The rise of enterprise cloud spending is skyrocketing, with no slowdown in sight

This collision between development speed and the complexity of infrastructure has created a fundamental conundrum in the industry:

How does an engineer launch jobs on the cloud

both easily and efficiently?

Sync Computing is tackling this problem head on. How? Here are a few key pillars:

Step 1) Scale to the cloud based ONLY on the things you care about: cost and time

One of the biggest gaps in today’s cloud computing environment is a simple mechanism to choose computers for a given workload based on metrics which matter to end users. AWS alone offers a continuously evolving menu of around 400 different machines with hundreds of settings and fluctuating prices, and few customers have the time and resources to identify which ones are best for their workload. With unlimited resources available at our fingertips, the most common question asked by customers remains: “Which do I choose?” The seemingly innocuous decision can have a huge impact. The exact same workload run on the wrong computer can run up to 5x slower, cost 5x more, or in some cases crash entirely.

Example of a customer’s production job cluster (black dot) performing slower and more expensive than optimal

Sync Computing is building a solution to this dilemma, providing users choices based only on the metrics which matter to them most: cost and time.
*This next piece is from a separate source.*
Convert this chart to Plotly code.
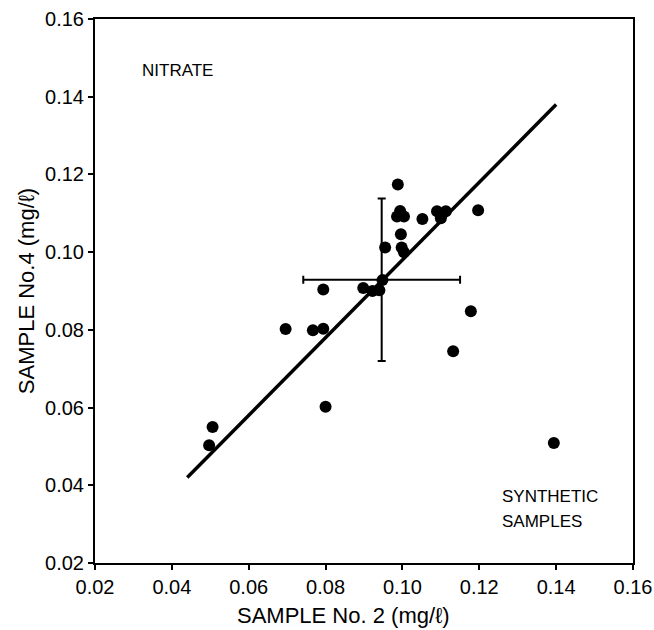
import plotly.graph_objects as go

# Nitrate results: sample No. 2 vs sample No. 4 (mg/l)
sample2 = [0.0497, 0.0506, 0.0696, 0.0767, 0.0794, 0.0794, 0.0800,
           0.0898, 0.0922, 0.0940, 0.0948, 0.0955, 0.0998, 0.1004,
           0.0988, 0.0994, 0.1004, 0.0986, 0.1052, 0.0996,
           0.1090, 0.1113, 0.1100, 0.1197, 0.1178, 0.1132, 0.1394]
sample4 = [0.0503, 0.0550, 0.0802, 0.0799, 0.0803, 0.0904, 0.0602,
           0.0908, 0.0900, 0.0902, 0.0928, 0.1012, 0.1012, 0.1000,
           0.1174, 0.1106, 0.1092, 0.1092, 0.1085, 0.1046,
           0.1105, 0.1105, 0.1087, 0.1108, 0.0848, 0.0745, 0.0509]

# Fitted line end points
fit_x = [0.044, 0.140]
fit_y = [0.042, 0.138]

# Mean and standard deviations
mean_x = [0.0946]
mean_y = [0.0929]
sd_x = [0.0204]
sd_y = [0.0209]

ticks = [0.02, 0.04, 0.06, 0.08, 0.10, 0.12, 0.14, 0.16]
tick_text = ["0.02", "0.04", "0.06", "0.08", "0.10", "0.12", "0.14", "0.16"]

font_family = "Liberation Sans, Arial, sans-serif"

fig = go.Figure()

fig.add_trace(go.Scatter(
    x=fit_x, y=fit_y, mode="lines",
    line=dict(color="black", width=3.5),
    showlegend=False, hoverinfo="skip"))

fig.add_trace(go.Scatter(
    x=mean_x, y=mean_y, mode="markers",
    marker=dict(size=1, color="black"),
    error_x=dict(type="data", array=sd_x, color="black", thickness=2, width=4),
    error_y=dict(type="data", array=sd_y, color="black", thickness=2, width=4),
    showlegend=False))

fig.add_trace(go.Scatter(
    x=sample2, y=sample4, mode="markers",
    marker=dict(size=12, color="black", line=dict(width=0)),
    showlegend=False))

axis_common = dict(
    range=[0.02, 0.16], tickvals=ticks, ticktext=tick_text,
    showgrid=False, zeroline=False, automargin=False,
    showline=True, linecolor="black", linewidth=2, mirror=True,
    ticks="outside", ticklen=5, tickwidth=1.5, tickcolor="black",
    tickfont=dict(family=font_family, size=20, color="black"),
)

title_font = dict(family=font_family, size=22, color="black")

fig.update_xaxes(**axis_common)
fig.update_yaxes(**axis_common,
                 title=dict(text="SAMPLE No.4 (mg/ℓ)", standoff=4, font=title_font))

# x-axis caption, set slightly left of the plot centre
fig.add_annotation(x=0.461, y=-0.097, xref="paper", yref="paper",
                   text="SAMPLE No. 2 (mg/ℓ)", showarrow=False,
                   xanchor="center", yanchor="middle", font=title_font)

label_font = dict(family=font_family, size=17, color="black")
fig.add_annotation(x=0.0317, y=0.1468, xref="x", yref="y", text="NITRATE",
                   showarrow=False, xanchor="left", yanchor="middle", font=label_font)
fig.add_annotation(x=0.1254, y=0.0370, xref="x", yref="y", text="SYNTHETIC",
                   showarrow=False, xanchor="left", yanchor="middle", font=label_font)
fig.add_annotation(x=0.1254, y=0.0308, xref="x", yref="y", text="SAMPLES",
                   showarrow=False, xanchor="left", yanchor="middle", font=label_font)

fig.update_layout(
    width=654, height=630,
    margin=dict(l=95, r=21, t=19, b=67),
    paper_bgcolor="white", plot_bgcolor="white",
)

fig.write_html("out.html")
Interested in seeing how this is helping drive real value right now? Click here

Step 2) Orchestrate the work to meet your goals

With the cost/runtime goals set, matching these goals with the multitude of infrastructure options becomes impossibly hard.

Current Cloud systems are scheduled poorly and are often over provisioned (left). Sync takes the same jobs, reallocates resources, and reschedules to give the best performance possible (right).

Modern workloads consist of thousands of tasks distributed across hundreds of machines. Sifting through the innumerable combinations of tasks to machines while meeting strict cost and runtime constraints is an intractable mathematical optimization problem. Today’s computing systems are designed to avoid the problem entirely, opting to accept the inefficiency and unpredictability resulting from poor choices.

Sync Computing is developing the world’s first distributed scheduling engine (DSE) designed specifically for this challenge. At its heart is a unique processor capable of finding the best way to distribute work in milliseconds rather than hours or days. The ability to make these calculations in real time and at relevant scale serves as the key to unlocking an untapped well of additional computing power, and as workloads continue to grow, will become a cornerstone for future computing environments.

A New Paradigm

It is high time for a new working model for how we interact with computers, one that is centered around users, and Sync Computing is building the technology required for this shift.

Our mission is to build a dramatically more transparent, more efficient cloud, and propel the next generation of computing innovations.